# START OF Data excerpt

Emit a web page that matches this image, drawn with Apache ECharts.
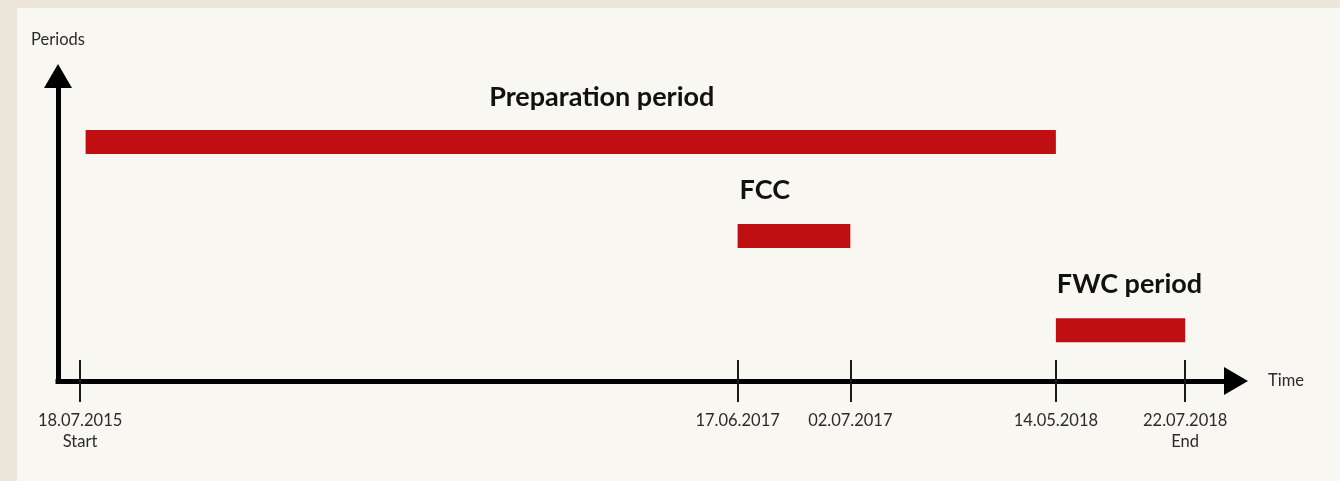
<!DOCTYPE html>
<html><head><meta charset="utf-8">
<script src="https://cdn.jsdelivr.net/npm/echarts@6/dist/echarts.min.js"></script>
<style>html,body{margin:0;padding:0;background:#ede6da;} #c{width:1340px;height:481px;}</style>
</head><body><div id="c"></div>
<script>
// Schematic timeline (not to scale): positions in schematic units, 0 = start, 100 = end
const periodNames = ['Preparation period', 'FCC', 'FWC period'];
const periodStart = [0.5, 59.5, 88.3];
const periodEnd = [88.3, 69.7, 100];
const periodLane = [2, 1, 0];
const tickPos = [0, 59.5, 69.7, 88.3, 100];
const tickLabels = ['18.07.2015\nStart', '17.06.2017', '02.07.2017', '14.05.2018', '22.07.2018\nEnd'];

const FONT = 'Lato';
const labelLayout = [
  { align: 'center', anchor: 'middle', dx: 31, dy: -45 },
  { align: 'left', anchor: 'start', dx: 2, dy: -46 },
  { align: 'left', anchor: 'start', dx: 1, dy: -46 }
];

const chart = echarts.init(document.getElementById('c'), null, { renderer: 'canvas' });
const axisLineStyle = { color: '#000', width: 5, cap: 'square' };

chart.setOption({
  animation: false,
  backgroundColor: '#ede6da',
  textStyle: { fontFamily: FONT },
  graphic: [{
    type: 'rect', left: 17, top: 8, z: -10, silent: true,
    shape: { width: 1323, height: 473 },
    style: { fill: '#f8f7f2' }
  }],
  grid: { left: 58, right: 104, top: 76, bottom: 100, containLabel: false, outerBoundsMode: 'none' },
  xAxis: [{
    type: 'value', min: -2, max: 104.6, position: 'bottom',
    name: 'Time', nameLocation: 'end', nameGap: 32,
    nameTextStyle: { fontFamily: FONT, fontSize: 16.5, color: '#2b2b2b', verticalAlign: 'middle', padding: [6, 0, 0, 0] },
    axisLine: { show: true, onZero: false, symbol: ['none', 'triangle'], symbolSize: [28, 24], lineStyle: axisLineStyle },
    axisTick: { show: true, inside: true, length: 21, customValues: tickPos, lineStyle: { color: '#1a1a1a', width: 2 } },
    axisLabel: { show: false },
    splitLine: { show: false }
  }, {
    type: 'value', min: -2, max: 104.6, position: 'bottom',
    axisLine: { show: false, onZero: false },
    axisTick: { show: true, inside: false, length: 21, customValues: tickPos, lineStyle: { color: '#1a1a1a', width: 2 } },
    axisLabel: {
      show: true, customValues: tickPos, margin: 29,
      fontFamily: FONT, fontSize: 16.5, lineHeight: 21, color: '#2b2b2b', align: 'center',
      formatter: function (v) {
        let best = 0;
        for (let i = 1; i < tickPos.length; i++) if (Math.abs(tickPos[i] - v) < Math.abs(tickPos[best] - v)) best = i;
        return tickLabels[best];
      }
    },
    splitLine: { show: false }
  }],
  yAxis: {
    type: 'value', min: -0.54, max: 2.7,
    name: 'Periods', nameLocation: 'end', nameGap: 28,
    nameTextStyle: { fontFamily: FONT, fontSize: 16.5, color: '#2b2b2b' },
    axisLine: { show: true, onZero: false, symbol: ['none', 'triangle'], symbolSize: [28, 24], lineStyle: axisLineStyle },
    axisTick: { show: false },
    axisLabel: { show: false },
    splitLine: { show: false }
  },
  series: [{
    type: 'custom',
    xAxisIndex: 0, yAxisIndex: 0,
    clip: false,
    encode: { x: [0, 1], y: 2 },
    data: periodNames.map((n, i) => [periodStart[i], periodEnd[i], periodLane[i]]),
    renderItem: function (params, api) {
      const i = params.dataIndex;
      const s = api.coord([api.value(0), api.value(2)]);
      const e = api.coord([api.value(1), api.value(2)]);
      const h = 24;
      const L = labelLayout[i];
      const tx = (L.anchor === 'middle' ? (s[0] + e[0]) / 2 : s[0]) + L.dx;
      return {
        type: 'group',
        children: [{
          type: 'rect',
          shape: { x: s[0], y: s[1] - h / 2, width: e[0] - s[0], height: h },
          style: { fill: '#c00f12' }
        }, {
          type: 'text',
          x: tx, y: s[1] + L.dy,
          style: {
            text: periodNames[i], fill: '#111',
            font: 'bold 27px ' + FONT,
            align: L.align, verticalAlign: 'middle'
          }
        }]
      };
    }
  }]
});
</script></body></html>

# END OF Data excerpt

### What you are asked to do
Reproduce the whole listing exactly, but not the images in it.

### Task answer
Emit a web page that matches this image, drawn with Apache ECharts.
<!DOCTYPE html>
<html><head><meta charset="utf-8">
<script src="https://cdn.jsdelivr.net/npm/echarts@6/dist/echarts.min.js"></script>
<style>html,body{margin:0;padding:0;background:#ede6da;} #c{width:1340px;height:481px;}</style>
</head><body><div id="c"></div>
<script>
// Schematic timeline (not to scale): positions in schematic units, 0 = start, 100 = end
const periodNames = ['Preparation period', 'FCC', 'FWC period'];
const periodStart = [0.5, 59.5, 88.3];
const periodEnd = [88.3, 69.7, 100];
const periodLane = [2, 1, 0];
const tickPos = [0, 59.5, 69.7, 88.3, 100];
const tickLabels = ['18.07.2015\nStart', '17.06.2017', '02.07.2017', '14.05.2018', '22.07.2018\nEnd'];

const FONT = 'Lato';
const labelLayout = [
  { align: 'center', anchor: 'middle', dx: 31, dy: -45 },
  { align: 'left', anchor: 'start', dx: 2, dy: -46 },
  { align: 'left', anchor: 'start', dx: 1, dy: -46 }
];

const chart = echarts.init(document.getElementById('c'), null, { renderer: 'canvas' });
const axisLineStyle = { color: '#000', width: 5, cap: 'square' };

chart.setOption({
  animation: false,
  backgroundColor: '#ede6da',
  textStyle: { fontFamily: FONT },
  graphic: [{
    type: 'rect', left: 17, top: 8, z: -10, silent: true,
    shape: { width: 1323, height: 473 },
    style: { fill: '#f8f7f2' }
  }],
  grid: { left: 58, right: 104, top: 76, bottom: 100, containLabel: false, outerBoundsMode: 'none' },
  xAxis: [{
    type: 'value', min: -2, max: 104.6, position: 'bottom',
    name: 'Time', nameLocation: 'end', nameGap: 32,
    nameTextStyle: { fontFamily: FONT, fontSize: 16.5, color: '#2b2b2b', verticalAlign: 'middle', padding: [6, 0, 0, 0] },
    axisLine: { show: true, onZero: false, symbol: ['none', 'triangle'], symbolSize: [28, 24], lineStyle: axisLineStyle },
    axisTick: { show: true, inside: true, length: 21, customValues: tickPos, lineStyle: { color: '#1a1a1a', width: 2 } },
    axisLabel: { show: false },
    splitLine: { show: false }
  }, {
    type: 'value', min: -2, max: 104.6, position: 'bottom',
    axisLine: { show: false, onZero: false },
    axisTick: { show: true, inside: false, length: 21, customValues: tickPos, lineStyle: { color: '#1a1a1a', width: 2 } },
    axisLabel: {
      show: true, customValues: tickPos, margin: 29,
      fontFamily: FONT, fontSize: 16.5, lineHeight: 21, color: '#2b2b2b', align: 'center',
      formatter: function (v) {
        let best = 0;
        for (let i = 1; i < tickPos.length; i++) if (Math.abs(tickPos[i] - v) < Math.abs(tickPos[best] - v)) best = i;
        return tickLabels[best];
      }
    },
    splitLine: { show: false }
  }],
  yAxis: {
    type: 'value', min: -0.54, max: 2.7,
    name: 'Periods', nameLocation: 'end', nameGap: 28,
    nameTextStyle: { fontFamily: FONT, fontSize: 16.5, color: '#2b2b2b' },
    axisLine: { show: true, onZero: false, symbol: ['none', 'triangle'], symbolSize: [28, 24], lineStyle: axisLineStyle },
    axisTick: { show: false },
    axisLabel: { show: false },
    splitLine: { show: false }
  },
  series: [{
    type: 'custom',
    xAxisIndex: 0, yAxisIndex: 0,
    clip: false,
    encode: { x: [0, 1], y: 2 },
    data: periodNames.map((n, i) => [periodStart[i], periodEnd[i], periodLane[i]]),
    renderItem: function (params, api) {
      const i = params.dataIndex;
      const s = api.coord([api.value(0), api.value(2)]);
      const e = api.coord([api.value(1), api.value(2)]);
      const h = 24;
      const L = labelLayout[i];
      const tx = (L.anchor === 'middle' ? (s[0] + e[0]) / 2 : s[0]) + L.dx;
      return {
        type: 'group',
        children: [{
          type: 'rect',
          shape: { x: s[0], y: s[1] - h / 2, width: e[0] - s[0], height: h },
          style: { fill: '#c00f12' }
        }, {
          type: 'text',
          x: tx, y: s[1] + L.dy,
          style: {
            text: periodNames[i], fill: '#111',
            font: 'bold 27px ' + FONT,
            align: L.align, verticalAlign: 'middle'
          }
        }]
      };
    }
  }]
});
</script></body></html>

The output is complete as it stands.